EXERCISE DESCRIPTION
All lines in the records below from the line with "Convert this chart" through the line with "import * as" are to be given again exactly, both ends included; the pictures are to be left out.

EXCERPTED DATA
§ §

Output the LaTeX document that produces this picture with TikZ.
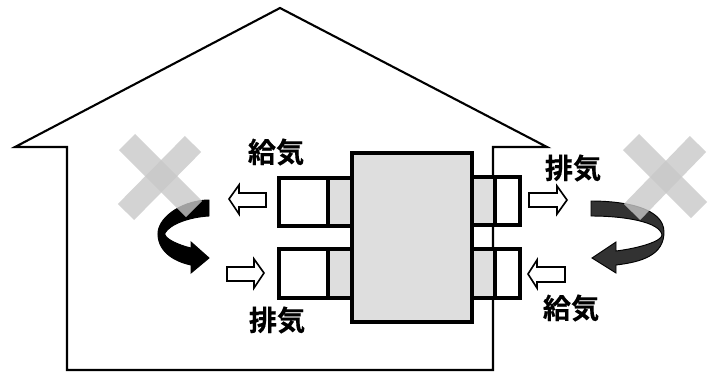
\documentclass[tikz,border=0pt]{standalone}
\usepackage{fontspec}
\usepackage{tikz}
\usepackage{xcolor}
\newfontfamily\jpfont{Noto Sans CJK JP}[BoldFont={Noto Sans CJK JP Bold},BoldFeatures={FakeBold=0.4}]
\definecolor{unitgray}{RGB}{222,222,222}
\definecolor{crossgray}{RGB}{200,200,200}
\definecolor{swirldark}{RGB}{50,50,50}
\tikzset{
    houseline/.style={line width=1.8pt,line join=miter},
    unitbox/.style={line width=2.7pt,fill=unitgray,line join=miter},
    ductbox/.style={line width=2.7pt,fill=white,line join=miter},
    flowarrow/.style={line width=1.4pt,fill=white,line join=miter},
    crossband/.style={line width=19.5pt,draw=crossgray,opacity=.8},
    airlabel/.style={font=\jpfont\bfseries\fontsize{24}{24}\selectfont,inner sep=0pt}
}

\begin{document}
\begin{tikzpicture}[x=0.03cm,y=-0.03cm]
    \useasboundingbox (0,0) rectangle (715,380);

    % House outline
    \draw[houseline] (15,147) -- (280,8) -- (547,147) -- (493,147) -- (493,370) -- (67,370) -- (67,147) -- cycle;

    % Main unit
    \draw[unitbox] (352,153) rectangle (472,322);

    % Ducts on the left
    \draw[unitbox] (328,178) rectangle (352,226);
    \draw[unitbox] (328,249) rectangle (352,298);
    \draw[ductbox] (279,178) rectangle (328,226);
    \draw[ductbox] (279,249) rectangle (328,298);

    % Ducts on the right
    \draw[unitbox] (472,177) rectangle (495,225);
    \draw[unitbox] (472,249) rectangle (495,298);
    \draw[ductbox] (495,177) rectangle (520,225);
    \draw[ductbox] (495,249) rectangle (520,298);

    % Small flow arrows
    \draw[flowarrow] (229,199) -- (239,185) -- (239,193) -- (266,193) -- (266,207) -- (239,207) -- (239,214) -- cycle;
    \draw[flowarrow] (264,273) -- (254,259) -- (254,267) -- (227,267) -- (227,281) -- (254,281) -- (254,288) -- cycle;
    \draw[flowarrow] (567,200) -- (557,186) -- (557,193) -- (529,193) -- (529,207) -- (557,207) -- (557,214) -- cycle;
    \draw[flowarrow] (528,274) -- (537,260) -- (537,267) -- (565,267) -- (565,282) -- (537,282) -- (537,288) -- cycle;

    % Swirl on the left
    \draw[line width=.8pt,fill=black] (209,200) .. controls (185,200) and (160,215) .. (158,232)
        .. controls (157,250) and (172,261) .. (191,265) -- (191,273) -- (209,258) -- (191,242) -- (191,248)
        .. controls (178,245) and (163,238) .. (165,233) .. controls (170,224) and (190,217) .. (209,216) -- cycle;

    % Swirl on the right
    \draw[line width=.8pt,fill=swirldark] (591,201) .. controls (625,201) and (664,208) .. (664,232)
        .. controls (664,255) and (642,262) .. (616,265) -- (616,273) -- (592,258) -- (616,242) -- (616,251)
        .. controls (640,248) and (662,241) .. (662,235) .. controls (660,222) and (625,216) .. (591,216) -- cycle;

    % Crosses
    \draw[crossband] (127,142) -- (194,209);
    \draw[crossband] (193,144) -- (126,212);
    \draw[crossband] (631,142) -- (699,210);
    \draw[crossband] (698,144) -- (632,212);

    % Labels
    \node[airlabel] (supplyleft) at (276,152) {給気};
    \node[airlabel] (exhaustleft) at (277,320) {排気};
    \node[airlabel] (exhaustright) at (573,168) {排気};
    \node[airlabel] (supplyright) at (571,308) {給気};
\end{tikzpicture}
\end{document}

§ §

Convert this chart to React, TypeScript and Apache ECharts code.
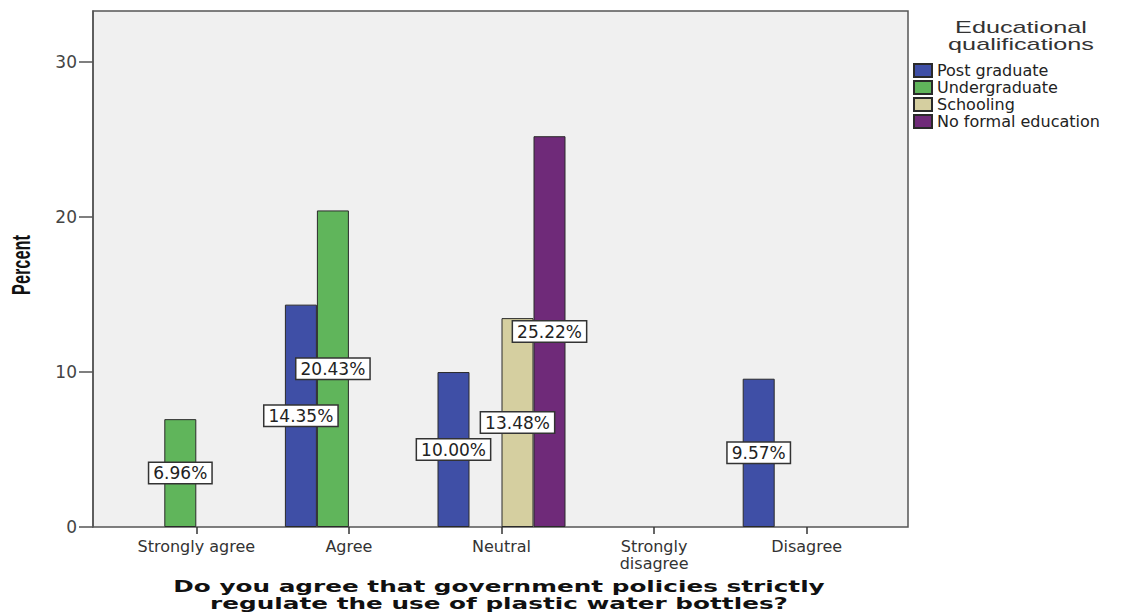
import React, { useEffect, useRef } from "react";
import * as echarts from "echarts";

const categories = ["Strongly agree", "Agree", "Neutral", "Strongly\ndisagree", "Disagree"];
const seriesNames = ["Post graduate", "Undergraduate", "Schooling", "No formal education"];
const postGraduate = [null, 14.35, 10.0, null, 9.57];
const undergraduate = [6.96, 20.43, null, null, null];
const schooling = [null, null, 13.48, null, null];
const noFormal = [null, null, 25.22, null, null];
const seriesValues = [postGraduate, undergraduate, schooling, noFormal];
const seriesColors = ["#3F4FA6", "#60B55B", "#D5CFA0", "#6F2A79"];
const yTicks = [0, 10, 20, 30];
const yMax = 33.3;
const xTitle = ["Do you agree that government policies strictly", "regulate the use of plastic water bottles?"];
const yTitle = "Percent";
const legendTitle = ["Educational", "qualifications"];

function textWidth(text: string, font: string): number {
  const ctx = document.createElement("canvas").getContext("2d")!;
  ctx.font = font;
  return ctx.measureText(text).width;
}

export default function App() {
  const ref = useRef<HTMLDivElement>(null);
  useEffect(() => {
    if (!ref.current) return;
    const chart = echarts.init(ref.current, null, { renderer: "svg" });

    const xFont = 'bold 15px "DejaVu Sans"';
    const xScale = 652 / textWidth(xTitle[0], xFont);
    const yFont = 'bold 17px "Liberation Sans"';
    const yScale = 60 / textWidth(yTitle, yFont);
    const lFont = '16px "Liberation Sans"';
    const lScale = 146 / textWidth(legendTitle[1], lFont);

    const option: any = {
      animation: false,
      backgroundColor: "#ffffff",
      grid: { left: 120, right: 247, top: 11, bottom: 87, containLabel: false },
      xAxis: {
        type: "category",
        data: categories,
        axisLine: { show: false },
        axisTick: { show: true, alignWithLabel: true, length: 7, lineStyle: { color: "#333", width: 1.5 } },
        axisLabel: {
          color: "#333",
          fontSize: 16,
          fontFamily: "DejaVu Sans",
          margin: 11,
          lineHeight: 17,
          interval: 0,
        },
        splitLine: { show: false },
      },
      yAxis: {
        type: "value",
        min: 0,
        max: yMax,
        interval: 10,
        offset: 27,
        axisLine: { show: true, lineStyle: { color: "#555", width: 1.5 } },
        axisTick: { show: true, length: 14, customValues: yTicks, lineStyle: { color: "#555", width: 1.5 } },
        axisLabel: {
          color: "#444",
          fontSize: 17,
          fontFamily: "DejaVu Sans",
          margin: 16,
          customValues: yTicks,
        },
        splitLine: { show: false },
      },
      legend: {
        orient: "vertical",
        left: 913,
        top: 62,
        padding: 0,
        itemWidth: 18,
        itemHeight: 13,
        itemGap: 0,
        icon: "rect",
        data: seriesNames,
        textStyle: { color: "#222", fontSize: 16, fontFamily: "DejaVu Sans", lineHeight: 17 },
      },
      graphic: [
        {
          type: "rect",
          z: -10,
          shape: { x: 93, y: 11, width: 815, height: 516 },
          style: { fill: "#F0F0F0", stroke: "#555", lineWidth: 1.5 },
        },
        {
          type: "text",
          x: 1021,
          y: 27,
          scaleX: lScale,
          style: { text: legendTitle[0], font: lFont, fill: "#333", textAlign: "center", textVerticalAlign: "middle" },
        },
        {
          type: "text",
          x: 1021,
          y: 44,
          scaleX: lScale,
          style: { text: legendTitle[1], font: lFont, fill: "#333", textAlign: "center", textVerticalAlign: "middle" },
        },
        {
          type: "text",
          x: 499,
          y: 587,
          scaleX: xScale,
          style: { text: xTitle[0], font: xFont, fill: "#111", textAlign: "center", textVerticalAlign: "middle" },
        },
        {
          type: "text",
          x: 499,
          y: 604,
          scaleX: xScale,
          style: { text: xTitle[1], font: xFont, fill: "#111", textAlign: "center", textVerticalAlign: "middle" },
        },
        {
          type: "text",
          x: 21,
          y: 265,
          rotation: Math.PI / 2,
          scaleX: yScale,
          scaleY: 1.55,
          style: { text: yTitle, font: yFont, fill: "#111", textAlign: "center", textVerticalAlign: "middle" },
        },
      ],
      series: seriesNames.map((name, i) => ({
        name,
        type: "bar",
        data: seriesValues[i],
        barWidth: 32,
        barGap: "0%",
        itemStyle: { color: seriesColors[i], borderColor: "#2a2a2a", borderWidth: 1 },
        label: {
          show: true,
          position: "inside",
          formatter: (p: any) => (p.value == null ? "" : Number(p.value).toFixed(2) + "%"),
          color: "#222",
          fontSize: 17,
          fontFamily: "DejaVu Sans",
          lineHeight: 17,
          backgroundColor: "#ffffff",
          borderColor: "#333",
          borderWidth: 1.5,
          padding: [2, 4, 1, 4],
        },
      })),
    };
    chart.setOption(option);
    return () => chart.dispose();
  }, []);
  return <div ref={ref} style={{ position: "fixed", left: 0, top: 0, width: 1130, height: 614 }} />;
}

§ §

OUTPUT
Convert this chart to React, TypeScript and Apache ECharts code.
import React, { useEffect, useRef } from "react";
import * as echarts from "echarts";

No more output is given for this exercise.